**Problem to work on**. Under this line sits a listing. Repeat exactly and only its lines from the one holding "Clone this chart in Plotly.js." through the one holding "const py = y => (B - y) / (B - T);"; skip pictures.

-- BEGIN --

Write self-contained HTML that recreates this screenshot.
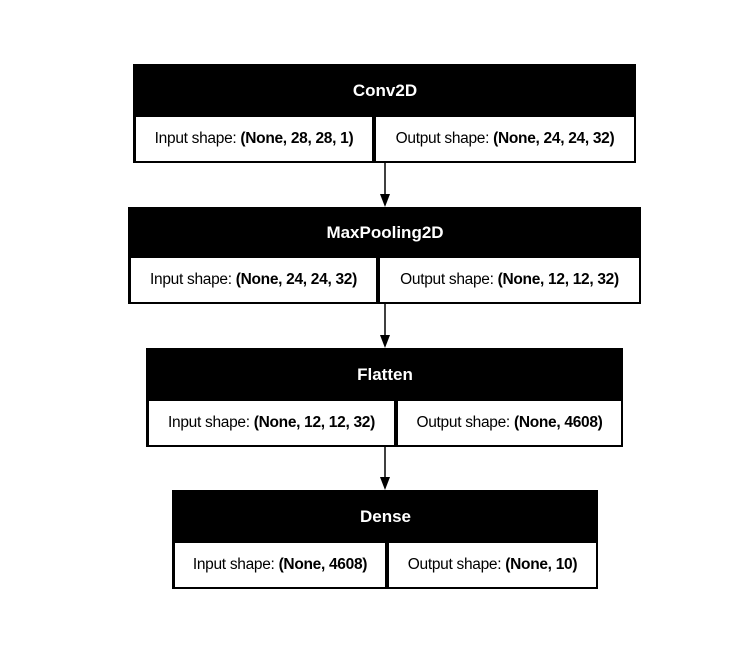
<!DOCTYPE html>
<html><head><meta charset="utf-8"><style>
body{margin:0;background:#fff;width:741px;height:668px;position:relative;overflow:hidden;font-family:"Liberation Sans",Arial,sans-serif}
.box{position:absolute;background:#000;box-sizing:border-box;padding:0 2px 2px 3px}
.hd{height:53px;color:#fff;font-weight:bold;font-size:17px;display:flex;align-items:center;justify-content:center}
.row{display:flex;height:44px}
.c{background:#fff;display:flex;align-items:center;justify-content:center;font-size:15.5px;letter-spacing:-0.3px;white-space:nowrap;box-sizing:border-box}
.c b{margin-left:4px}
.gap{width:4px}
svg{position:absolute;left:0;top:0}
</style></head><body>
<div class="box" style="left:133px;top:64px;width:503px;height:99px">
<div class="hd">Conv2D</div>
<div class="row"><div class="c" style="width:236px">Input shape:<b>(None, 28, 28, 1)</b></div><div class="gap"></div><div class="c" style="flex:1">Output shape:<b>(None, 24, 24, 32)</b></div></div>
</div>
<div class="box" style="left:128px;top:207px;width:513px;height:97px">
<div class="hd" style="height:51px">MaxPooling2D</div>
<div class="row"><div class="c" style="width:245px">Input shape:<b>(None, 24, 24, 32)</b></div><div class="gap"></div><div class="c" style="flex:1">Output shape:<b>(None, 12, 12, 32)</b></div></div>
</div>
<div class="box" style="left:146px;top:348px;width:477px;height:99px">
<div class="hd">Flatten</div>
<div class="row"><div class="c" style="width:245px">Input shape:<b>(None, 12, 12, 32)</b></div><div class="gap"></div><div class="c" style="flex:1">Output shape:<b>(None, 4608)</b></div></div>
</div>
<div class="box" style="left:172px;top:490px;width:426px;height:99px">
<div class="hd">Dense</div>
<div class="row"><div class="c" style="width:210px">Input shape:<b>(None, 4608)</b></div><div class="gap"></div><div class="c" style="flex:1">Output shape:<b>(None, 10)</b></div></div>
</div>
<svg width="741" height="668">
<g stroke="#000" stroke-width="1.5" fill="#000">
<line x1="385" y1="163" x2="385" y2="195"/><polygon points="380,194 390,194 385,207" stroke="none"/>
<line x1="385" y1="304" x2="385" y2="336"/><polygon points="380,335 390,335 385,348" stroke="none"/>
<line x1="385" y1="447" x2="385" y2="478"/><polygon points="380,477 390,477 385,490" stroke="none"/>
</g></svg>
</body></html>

-- END --
-- BEGIN --

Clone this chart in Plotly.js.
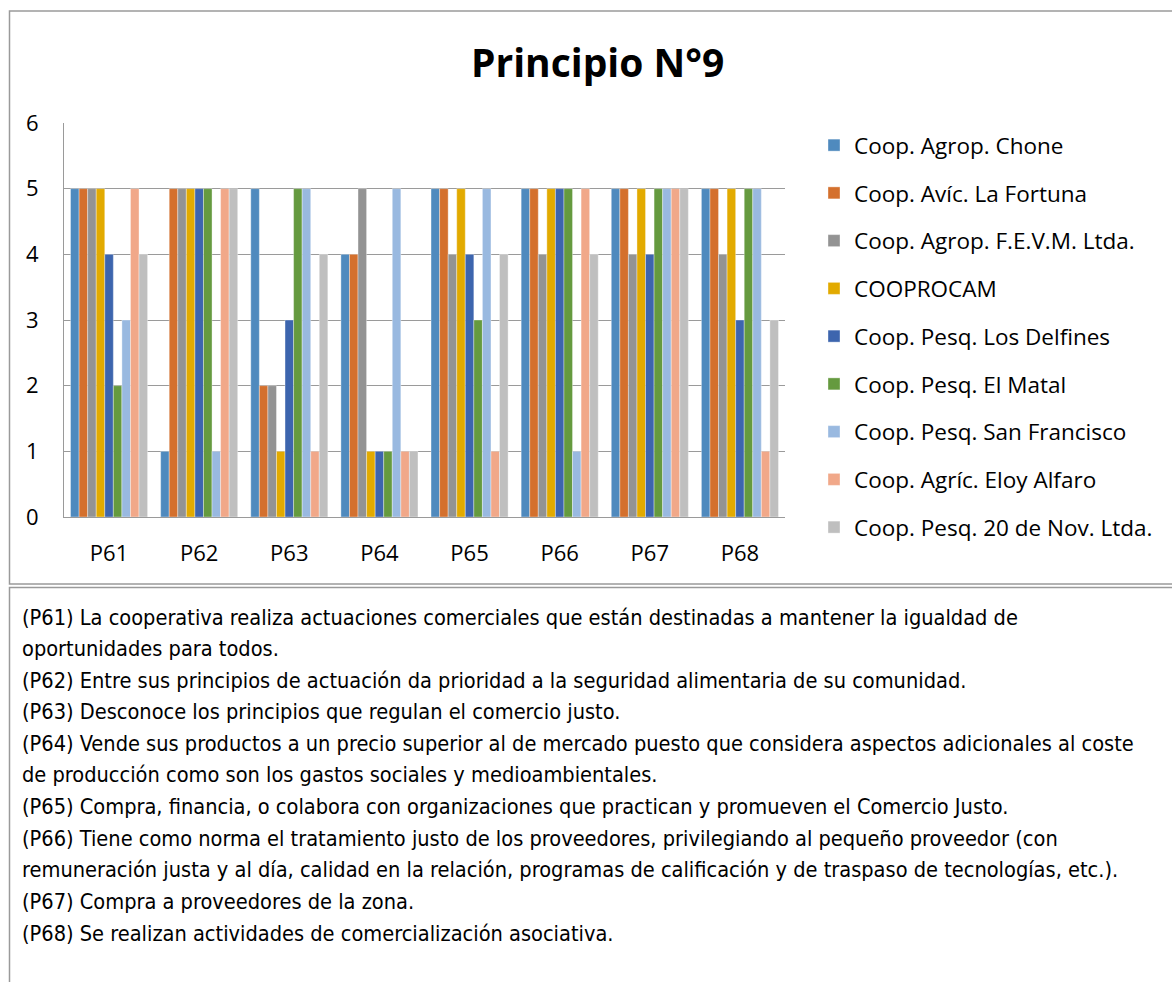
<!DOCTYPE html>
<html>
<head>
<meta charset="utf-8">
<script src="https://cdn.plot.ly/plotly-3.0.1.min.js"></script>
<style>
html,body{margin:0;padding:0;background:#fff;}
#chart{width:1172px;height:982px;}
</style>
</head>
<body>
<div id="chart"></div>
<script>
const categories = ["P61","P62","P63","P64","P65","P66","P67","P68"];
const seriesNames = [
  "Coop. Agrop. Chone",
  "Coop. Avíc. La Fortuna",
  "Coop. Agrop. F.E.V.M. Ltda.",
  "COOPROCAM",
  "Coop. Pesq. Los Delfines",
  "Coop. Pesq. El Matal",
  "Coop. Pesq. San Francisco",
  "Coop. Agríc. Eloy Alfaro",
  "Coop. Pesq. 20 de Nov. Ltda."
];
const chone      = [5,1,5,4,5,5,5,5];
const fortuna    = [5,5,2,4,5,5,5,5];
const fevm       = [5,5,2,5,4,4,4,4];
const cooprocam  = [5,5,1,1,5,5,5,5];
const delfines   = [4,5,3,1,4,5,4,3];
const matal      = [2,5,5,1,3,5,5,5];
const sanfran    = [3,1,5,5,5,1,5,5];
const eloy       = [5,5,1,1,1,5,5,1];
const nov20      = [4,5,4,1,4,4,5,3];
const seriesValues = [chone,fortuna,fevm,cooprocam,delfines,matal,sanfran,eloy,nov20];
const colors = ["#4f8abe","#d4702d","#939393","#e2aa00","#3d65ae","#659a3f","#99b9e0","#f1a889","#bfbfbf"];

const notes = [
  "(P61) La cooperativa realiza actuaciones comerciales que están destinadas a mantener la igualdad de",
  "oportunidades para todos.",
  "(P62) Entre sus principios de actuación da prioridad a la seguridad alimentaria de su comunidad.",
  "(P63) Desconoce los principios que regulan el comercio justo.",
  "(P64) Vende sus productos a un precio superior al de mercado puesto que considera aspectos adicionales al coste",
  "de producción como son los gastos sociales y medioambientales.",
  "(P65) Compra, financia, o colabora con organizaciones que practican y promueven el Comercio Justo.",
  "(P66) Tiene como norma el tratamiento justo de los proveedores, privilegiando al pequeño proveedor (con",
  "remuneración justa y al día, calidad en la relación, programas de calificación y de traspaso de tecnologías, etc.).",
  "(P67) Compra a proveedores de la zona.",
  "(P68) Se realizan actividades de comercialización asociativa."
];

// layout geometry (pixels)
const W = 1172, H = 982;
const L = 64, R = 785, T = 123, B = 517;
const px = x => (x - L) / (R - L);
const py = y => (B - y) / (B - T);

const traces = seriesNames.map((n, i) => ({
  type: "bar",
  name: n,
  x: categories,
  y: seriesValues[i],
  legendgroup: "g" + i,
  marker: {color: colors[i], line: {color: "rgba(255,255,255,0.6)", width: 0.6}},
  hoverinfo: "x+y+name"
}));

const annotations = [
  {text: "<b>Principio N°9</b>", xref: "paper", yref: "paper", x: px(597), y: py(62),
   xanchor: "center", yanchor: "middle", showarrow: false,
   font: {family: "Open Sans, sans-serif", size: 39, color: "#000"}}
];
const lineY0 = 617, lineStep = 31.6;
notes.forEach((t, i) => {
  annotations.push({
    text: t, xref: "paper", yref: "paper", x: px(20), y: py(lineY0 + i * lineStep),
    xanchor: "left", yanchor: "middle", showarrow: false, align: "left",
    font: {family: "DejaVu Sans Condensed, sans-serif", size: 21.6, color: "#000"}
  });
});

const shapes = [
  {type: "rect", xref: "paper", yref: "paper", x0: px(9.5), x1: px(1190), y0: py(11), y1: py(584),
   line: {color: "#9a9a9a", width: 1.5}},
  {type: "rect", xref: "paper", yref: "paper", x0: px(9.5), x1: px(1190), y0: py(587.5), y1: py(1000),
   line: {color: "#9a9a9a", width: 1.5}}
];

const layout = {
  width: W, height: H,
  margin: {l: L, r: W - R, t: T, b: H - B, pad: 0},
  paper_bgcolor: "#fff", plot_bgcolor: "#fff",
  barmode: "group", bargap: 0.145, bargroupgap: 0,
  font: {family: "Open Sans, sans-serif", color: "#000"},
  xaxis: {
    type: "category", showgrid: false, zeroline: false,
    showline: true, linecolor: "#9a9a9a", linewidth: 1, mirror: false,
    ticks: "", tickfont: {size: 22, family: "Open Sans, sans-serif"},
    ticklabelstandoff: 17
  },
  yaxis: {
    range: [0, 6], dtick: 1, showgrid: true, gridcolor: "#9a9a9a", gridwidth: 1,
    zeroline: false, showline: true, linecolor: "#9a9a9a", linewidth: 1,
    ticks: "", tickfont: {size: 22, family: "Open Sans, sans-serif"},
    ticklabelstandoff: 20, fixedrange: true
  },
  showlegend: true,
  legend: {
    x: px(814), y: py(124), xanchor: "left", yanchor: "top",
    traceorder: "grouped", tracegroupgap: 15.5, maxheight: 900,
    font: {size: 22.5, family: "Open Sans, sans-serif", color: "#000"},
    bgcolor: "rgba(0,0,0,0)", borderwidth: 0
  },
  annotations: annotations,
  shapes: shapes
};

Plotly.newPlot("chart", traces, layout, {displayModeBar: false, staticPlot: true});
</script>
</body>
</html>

-- END --

**Completed task**.
Clone this chart in Plotly.js.
<!DOCTYPE html>
<html>
<head>
<meta charset="utf-8">
<script src="https://cdn.plot.ly/plotly-3.0.1.min.js"></script>
<style>
html,body{margin:0;padding:0;background:#fff;}
#chart{width:1172px;height:982px;}
</style>
</head>
<body>
<div id="chart"></div>
<script>
const categories = ["P61","P62","P63","P64","P65","P66","P67","P68"];
const seriesNames = [
  "Coop. Agrop. Chone",
  "Coop. Avíc. La Fortuna",
  "Coop. Agrop. F.E.V.M. Ltda.",
  "COOPROCAM",
  "Coop. Pesq. Los Delfines",
  "Coop. Pesq. El Matal",
  "Coop. Pesq. San Francisco",
  "Coop. Agríc. Eloy Alfaro",
  "Coop. Pesq. 20 de Nov. Ltda."
];
const chone      = [5,1,5,4,5,5,5,5];
const fortuna    = [5,5,2,4,5,5,5,5];
const fevm       = [5,5,2,5,4,4,4,4];
const cooprocam  = [5,5,1,1,5,5,5,5];
const delfines   = [4,5,3,1,4,5,4,3];
const matal      = [2,5,5,1,3,5,5,5];
const sanfran    = [3,1,5,5,5,1,5,5];
const eloy       = [5,5,1,1,1,5,5,1];
const nov20      = [4,5,4,1,4,4,5,3];
const seriesValues = [chone,fortuna,fevm,cooprocam,delfines,matal,sanfran,eloy,nov20];
const colors = ["#4f8abe","#d4702d","#939393","#e2aa00","#3d65ae","#659a3f","#99b9e0","#f1a889","#bfbfbf"];

const notes = [
  "(P61) La cooperativa realiza actuaciones comerciales que están destinadas a mantener la igualdad de",
  "oportunidades para todos.",
  "(P62) Entre sus principios de actuación da prioridad a la seguridad alimentaria de su comunidad.",
  "(P63) Desconoce los principios que regulan el comercio justo.",
  "(P64) Vende sus productos a un precio superior al de mercado puesto que considera aspectos adicionales al coste",
  "de producción como son los gastos sociales y medioambientales.",
  "(P65) Compra, financia, o colabora con organizaciones que practican y promueven el Comercio Justo.",
  "(P66) Tiene como norma el tratamiento justo de los proveedores, privilegiando al pequeño proveedor (con",
  "remuneración justa y al día, calidad en la relación, programas de calificación y de traspaso de tecnologías, etc.).",
  "(P67) Compra a proveedores de la zona.",
  "(P68) Se realizan actividades de comercialización asociativa."
];

// layout geometry (pixels)
const W = 1172, H = 982;
const L = 64, R = 785, T = 123, B = 517;
const px = x => (x - L) / (R - L);
const py = y => (B - y) / (B - T);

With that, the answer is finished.